Einen Passtest, der dem Nutzer bei der richtigen Wahl der Größe der Silikon-Aufsätze hilft, oder einen Hörtest bietet die App nicht. Ihr Funktionsumfang ist somit gering, die wichtigsten Funktionen sind aber vertreten.
Angenehmer Sitz mit guter Abdichtung
Die Nothing ear (1) sitzen sehr angenehm mit wenig Druck im Ohr, da sie nicht tief in den Gehörgang gedrückt werden, sondern ihn mit den Silikon-Aufsätzen, die auch von den AirPods Pro stammen könnten, äußerlich gut abdichten. Die Ohrhörer dichten beim Tester ähnlich gut wie die AirPods Pro ab, die sich jedoch noch etwas lockerer im Ohr anfühlen. Dem sogenannten „Saugglockeneffekt“ beim Aktivieren von ANC entgegnen die ear (1) mit den integrierten Luftkanälen gut, er ist aber nicht völlig eliminiert. Hier sind die AirPods Pro weiterhin führend.

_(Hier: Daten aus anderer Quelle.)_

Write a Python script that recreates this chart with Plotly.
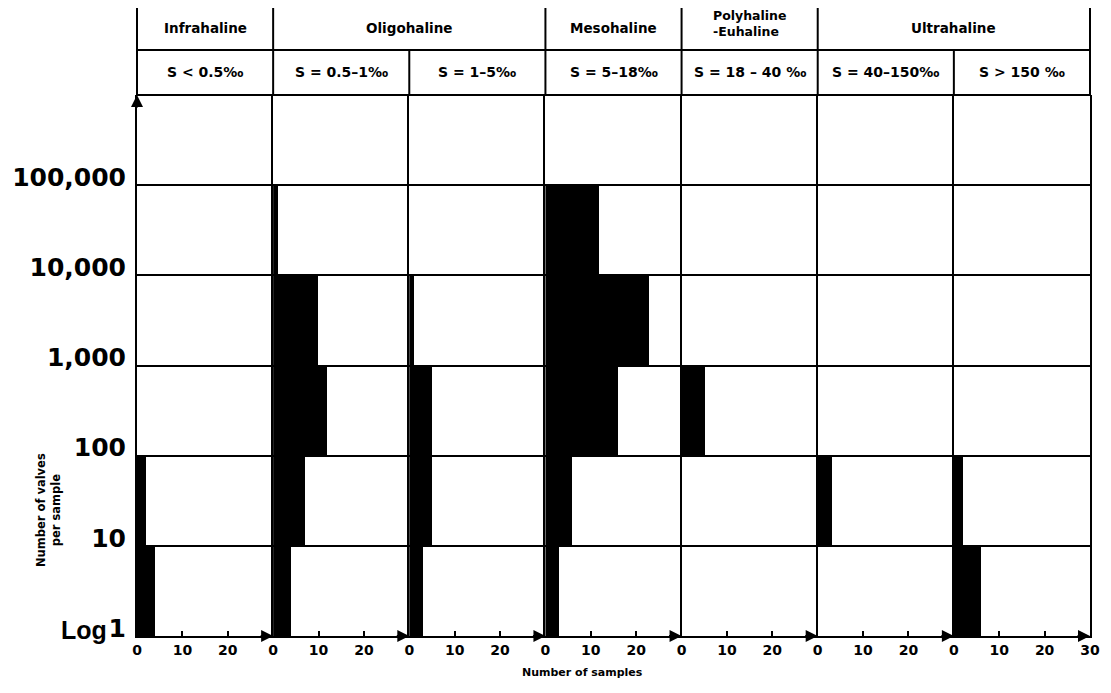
import plotly.graph_objects as go
from plotly.subplots import make_subplots

# ---------------- data ----------------
salinity_groups = ["Infrahaline", "Oligohaline", "Mesohaline", "Polyhaline<br>-Euhaline", "Ultrahaline"]
group_columns = [1, 2, 1, 1, 2]          # how many salinity classes each group spans
salinity_classes = ["S < 0.5‰", "S = 0.5–1‰", "S = 1–5‰", "S = 5–18‰",
                    "S = 18 – 40 ‰", "S = 40–150‰", "S > 150 ‰"]

# decade bins of "number of valves per sample" (log10 of lower bound)
valve_bins_log = [0, 1, 2, 3, 4]          # 1-10, 10-100, 100-1000, 1000-10000, 10000-100000
y_tick_vals = [0, 1, 2, 3, 4, 5]
y_tick_text = ["1", "10", "100", "1,000", "10,000", "100,000"]

# number of samples in each decade bin, per salinity class
infrahaline_lt05 = [4, 2, 0, 0, 0]
oligohaline_05_1 = [4, 7, 12, 10, 1]
oligohaline_1_5 = [3, 5, 5, 1, 0]
mesohaline_5_18 = [3, 6, 16, 23, 12]
polyeuhaline_18_40 = [0, 0, 5, 0, 0]
ultrahaline_40_150 = [0, 3, 0, 0, 0]
ultrahaline_gt150 = [6, 2, 0, 0, 0]
samples_by_class = [infrahaline_lt05, oligohaline_05_1, oligohaline_1_5, mesohaline_5_18,
                    polyeuhaline_18_40, ultrahaline_40_150, ultrahaline_gt150]

x_max = 30
x_ticks = [0, 10, 20]
x_ticks_last = [0, 10, 20, 30]

# ---------------- layout geometry (screen pixels) ----------------
OFF = 8                       # page body margin
SW, SH = 1111, 693
X0, X1, Y0, Y1 = 137, 1090, 95, 636     # plot area on screen
W, H = SW - OFF, SH - OFF
L, T = X0 - OFF, Y0 - OFF
R, B = W - (X1 - OFF), H - (Y1 - OFF)
PW, PH = X1 - X0, Y1 - Y0


def px(xpix):
    return (xpix - X0) / PW


def py(ypix):
    return (Y1 - ypix) / PH


FONT = "DejaVu Sans, Verdana, sans-serif"
ncol = len(salinity_classes)

fig = make_subplots(rows=1, cols=ncol, shared_yaxes=True, horizontal_spacing=0)

for i, counts in enumerate(samples_by_class):
    fig.add_trace(
        go.Bar(
            x=counts,
            y=[b + 0.5 for b in valve_bins_log],
            width=1,
            orientation="h",
            marker=dict(color="black", line=dict(width=0)),
            name=salinity_classes[i],
            showlegend=False,
            hovertemplate="%{x} samples<extra></extra>",
        ),
        row=1, col=i + 1,
    )
    last = i == ncol - 1
    fig.update_xaxes(
        range=[0, x_max], automargin=False,
        tickvals=x_ticks_last if last else x_ticks,
        ticks="inside", ticklen=5, tickwidth=1.5, tickcolor="black",
        showline=True, linecolor="black", linewidth=2,
        showgrid=False, zeroline=False,
        tickfont=dict(family=FONT, size=14, color="black", weight="bold"),
        row=1, col=i + 1,
    )
    fig.update_yaxes(
        range=[0, 6], automargin=False,
        tickvals=y_tick_vals, ticktext=y_tick_text,
        showticklabels=(i == 0),
        ticks="", showgrid=True, gridcolor="black", gridwidth=1.5,
        showline=True, linecolor="black", linewidth=2, mirror=last,
        zeroline=False, ticklabelstandoff=4, ticklabelshift=-8,
        tickfont=dict(family=FONT, size=25, color="black", weight="bold"),
        row=1, col=i + 1,
    )

# ---------------- header table ----------------
shapes = []
y_top, y_mid, y_bot = py(5), py(50), py(95)
for yy in (y_top, y_mid, y_bot):
    shapes.append(dict(type="line", xref="paper", yref="paper", x0=0, x1=1, y0=yy, y1=yy,
                       line=dict(color="black", width=2)))
bounds = [0]
for n in group_columns:
    bounds.append(bounds[-1] + n)
for b in bounds:
    shapes.append(dict(type="line", xref="paper", yref="paper", x0=b / ncol, x1=b / ncol,
                       y0=y_mid, y1=y_top, line=dict(color="black", width=2)))
for b in range(ncol + 1):
    shapes.append(dict(type="line", xref="paper", yref="paper", x0=b / ncol, x1=b / ncol,
                       y0=y_bot, y1=y_mid, line=dict(color="black", width=2)))

annotations = []
for g, name in enumerate(salinity_groups):
    cx = (bounds[g] + bounds[g + 1]) / 2 / ncol
    two_line = "<br>" in name
    annotations.append(dict(
        text=name, xref="paper", yref="paper", x=cx, y=py(28) if not two_line else py(24),
        showarrow=False, xanchor="center", yanchor="middle",
        font=dict(family=FONT, size=13.5 if not two_line else 12.5, color="black", weight="bold"),
        align="left",
    ))
for c, name in enumerate(salinity_classes):
    annotations.append(dict(
        text=name, xref="paper", yref="paper", x=(c + 0.5) / ncol, y=py(72),
        showarrow=False, xanchor="center", yanchor="middle",
        font=dict(family=FONT, size=14, color="black", weight="bold"),
    ))

# axis arrows
for i in range(ncol):
    xr = "x" if i == 0 else f"x{i + 1}"
    annotations.append(dict(
        text="", xref=xr, yref="y", x=x_max, y=0, ax=-14, ay=0,
        showarrow=True, arrowhead=2, arrowsize=1.2, arrowwidth=2, arrowcolor="black",
    ))
annotations.append(dict(
    text="", xref="x", yref="y", x=0, y=6, ax=0, ay=14,
    showarrow=True, arrowhead=2, arrowsize=1.2, arrowwidth=2, arrowcolor="black",
))

# titles
annotations.append(dict(
    text="Number of valves<br>per sample", xref="paper", yref="paper",
    x=px(49), y=py(510), textangle=-90, showarrow=False,
    xanchor="center", yanchor="middle",
    font=dict(family=FONT, size=11.5, color="black", weight="bold"),
))
annotations.append(dict(
    text="Log", xref="paper", yref="paper", x=px(84), y=py(630), showarrow=False,
    xanchor="center", yanchor="middle",
    font=dict(family="Liberation Sans Narrow, Liberation Sans, Arial Narrow, sans-serif",
              size=25, color="black", weight="bold"),
))
annotations.append(dict(
    text="Number of samples", xref="paper", yref="paper", x=px(582), y=py(672),
    showarrow=False, xanchor="center", yanchor="middle",
    font=dict(family=FONT, size=11, color="black", weight="bold"),
))

fig.update_layout(
    width=W, height=H,
    margin=dict(l=L, r=R, t=T, b=B, autoexpand=False),
    paper_bgcolor="white", plot_bgcolor="white",
    bargap=0, barmode="overlay",
    shapes=shapes, annotations=annotations,
    showlegend=False,
)

fig.write_html("out.html")
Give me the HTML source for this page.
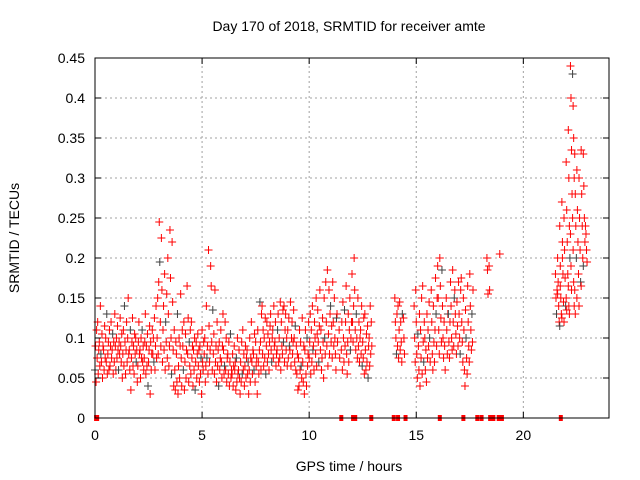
<!DOCTYPE html>
<html><head><meta charset="utf-8"><style>
body{margin:0;background:#fff}
svg{display:block;font-family:"Liberation Sans",sans-serif}
</style></head><body>
<svg id="chart" width="640" height="480" viewBox="0 0 640 480">
<text x="349" y="31" font-size="14" text-anchor="middle">Day 170 of 2018, SRMTID for receiver amte</text>
<text transform="translate(19,238) rotate(-90)" font-size="14" text-anchor="middle">SRMTID / TECUs</text>
<text x="349" y="471" font-size="14" text-anchor="middle">GPS time / hours</text>
<g id="grid"></g><g id="pts"></g>
<rect x="95" y="58" width="514" height="360" fill="none" stroke="#000" stroke-width="1"/>
<g id="ticks"></g>
</svg>
<script>
const xTicks=[0,5,10,15,20];
const yTicks=[0,0.05,0.1,0.15,0.2,0.25,0.3,0.35,0.4,0.45];
const segAStart=0.0;
const segA=[[60,90,45,110],[75,120,55,85],[95,65,140,80],[70,105,50,90],[85,60,115,75],[100,70,130,55],[80,95,60,110],[65,90,120,75],[85,105,55,95],[70,130,90,60],
[100,75,115,85],[60,95,80,125],[90,70,105,50],[80,110,65,140],[95,55,85,120],[70,100,150,80],[85,60,110,35],[75,95,125,65],[90,55,105,80],[100,70,85,45],
[65,95,120,80],[85,50,100,75],[110,70,90,60],[75,95,130,55],[90,65,105,40],[70,85,115,30],[95,60,80,110],[80,100,70,125],[60,90,140,75],[100,150,80,170],
[245,195,120,90],[225,160,70,110],[140,85,180,60],[120,95,155,75],[200,130,65,90],[235,175,100,55],[220,145,85,40],[110,60,35,95],[80,45,130,30],[65,100,50,90],
[155,75,40,110],[90,60,120,35],[70,105,50,85],[165,80,125,45],[95,65,110,55],[120,75,90,40],[85,60,100,35],[70,95,50,80],[105,65,85,45],[90,55,75,30],
[110,70,60,95],[80,100,45,65],[140,75,90,55],[210,115,70,85],[190,165,95,60],[135,80,105,55],[160,70,90,45],[120,65,85,40],[95,60,75,110],[70,50,90,130],
[85,55,65,120],[60,100,45,75],[80,55,95,40],[70,105,50,60],[55,80,40,65],[90,60,70,35],[75,45,100,55],[60,85,50,30],[70,45,95,55],[110,60,80,40],
[65,90,50,75],[85,55,70,30],[60,100,45,75],[120,70,55,85],[80,60,105,45],[95,65,75,30],[110,70,55,85],[145,95,60,130],[140,80,110,65],[100,75,125,55],
[90,120,70,105],[80,60,95,115],[130,85,70,100],[110,75,140,90],[95,120,65,80],[85,110,130,70],[100,75,145,60],[120,90,80,135],[95,140,70,110],[130,85,100,65],
[110,75,125,90],[85,145,65,100],[120,80,95,135],[100,70,115,60],[90,55,80,35],[75,40,110,60],[95,65,50,125],[70,45,90,30],[85,110,55,40],[100,65,80,120],
[75,95,130,55],[110,70,140,85],[90,60,120,100],[80,150,65,105],[135,95,70,115],[160,85,110,60],[75,125,95,50],[150,100,80,170],[120,90,185,65],[105,160,80,130],
[140,95,115,75],[170,120,90,150],[100,80,60,125],[130,95],[110,75],[85,120,60,145],[100,70,135,90],[120,165,80,55],[95,130,70,110],[150,85,100,120],
[180,120,95,140],[200,160,110,85],[130,100,75,150],[90,120,70,100],[110,80,140,65],[95,75,125,55],[130,85,60,105],[70,115,50,90],[100,65,140,80],[120,90]];
const segBTimes=[14.0,14.1,14.2,14.3,14.4,14.9,15.0,15.1,15.2,15.3,15.4,15.5,15.6,15.7,15.8,15.9,16.0,16.1,16.2,16.3,16.4,16.5,16.6,16.7,16.8,16.9,17.0,17.1,17.2,17.3,17.4,17.5,17.6,18.3,18.4,18.9];
const segB=[[150,120,100,80],[130,90,140,75],[110,145,85,120],[95,70,130],[125,100,80],[140,100,70,160],[120,80,50,105],[90,60,130,40],[110,75,150,55],[165,95,70,120],
[100,60,85,45],[130,75,110,90],[145,100,70],[160,120,80,60],[140,95,70,110],[175,130,90,150],[190,150,110,80],[200,165,125,95],[185,140,100,75],[120,90,60],
[150,110,80,130],[130,95,75,120],[170,140,100,85],[185,120,90,150],[160,130,105,80],[145,115,90,170],[130,100,80,160],[175,120,95,70],[150,110,60,40],[135,100,75,55],
[165,120,90,70],[180,140,110,85],[130,95,160],[200,185,155],[190,160],[205]];
const segCStart=21.5;
const segC=[[180,150,130,160],[200,170,140,120,155],[240,190,150,130,115,165],[270,220,180,145,125,200],[250,210,175,140,120],[320,260,220,180,150,135],
[360,300,240,200,165,140,130],[440,400,335,280,230,190,160],[430,390,350,300,250,210,170,140],[330,280,240,200,160,130],[310,260,220,180,150],
[300,250,210,170,140],[335,280,240,200,165],[330,290,250,220,190],[240,230,210,195]];
const zeroTimes=[0.05,0.1,11.5,12.05,12.15,12.9,13.95,14.15,14.5,16.1,17.2,17.85,18.05,18.45,18.6,18.85,19.0,21.75];

const NS="http://www.w3.org/2000/svg";
const X0=95,X1=609,Y0=418,Y1=58;
const xs=t=>X0+(t/24)*(X1-X0);
const ys=v=>Y0-(v/0.45)*(Y0-Y1);
function mk(tag,attrs,parent){const e=document.createElementNS(NS,tag);for(const k in attrs)e.setAttribute(k,attrs[k]);parent.appendChild(e);return e;}
const grid=document.getElementById('grid'),ticks=document.getElementById('ticks'),pts=document.getElementById('pts');
xTicks.forEach(t=>{const x=xs(t);
 if(t>0){const g=mk('line',{x1:x,x2:x,y1:Y0,y2:Y1,stroke:'#a0a0a0','stroke-dasharray':'2,3'},grid);
 
 }
 mk('line',{x1:x,x2:x,y1:Y0,y2:Y0-6,stroke:'#000'},ticks);
 mk('line',{x1:x,x2:x,y1:Y1,y2:Y1+6,stroke:'#000'},ticks);
 const l=mk('text',{x:x,y:Y0+22,'font-size':14,'text-anchor':'middle'},ticks);l.textContent=t;
 
 });
yTicks.forEach(v=>{const y=ys(v);
 if(v>0){const g=mk('line',{x1:X0,x2:X1,y1:y,y2:y,stroke:'#a0a0a0','stroke-dasharray':'2,3'},grid);
 
 }
 mk('line',{x1:X0,x2:X0+6,y1:y,y2:y,stroke:'#000'},ticks);
 mk('line',{x1:X1,x2:X1-6,y1:y,y2:y,stroke:'#000'},ticks);
 const l=mk('text',{x:X0-10,y:y+5,'font-size':14,'text-anchor':'end'},ticks);l.textContent=String(v);
 
 });
let idx=0;
function plus(t,v){const x=xs(t),y=ys(v);const c=(idx++%11===0)?'#404040':'#ff0000';
 const p=mk('path',{d:`M${x-4},${y}h8M${x},${y-4}v8`,stroke:c,'stroke-width':1,fill:'none'},pts);
 
 }
segA.forEach((b,i)=>b.forEach((v,j)=>plus(segAStart+i*0.1+j*0.025,v/1000)));
segB.forEach((b,i)=>b.forEach((v,j)=>plus(segBTimes[i]+j*0.025,v/1000)));
segC.forEach((b,i)=>b.forEach((v,j)=>plus(segCStart+i*0.1+(j%4)*0.025,v/1000)));
zeroTimes.forEach(t=>{const r=mk('rect',{x:xs(t)-2,y:Y0-3,width:4,height:6,fill:'#ff0000'},pts);
 
 });
</script>
</body></html>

Die ear (1) sitzen im Test so fest, dass sie im Alltag und bei leichten sportlichen Aktivitäten nicht aus dem Ohr fallen. Dies ist aber sehr vom individuellen Sitz der Ohrhörer abhängig – gerade dann, wenn sie nicht auf Ear-Wings oder einen tiefen Sitz im Gehörgang setzen.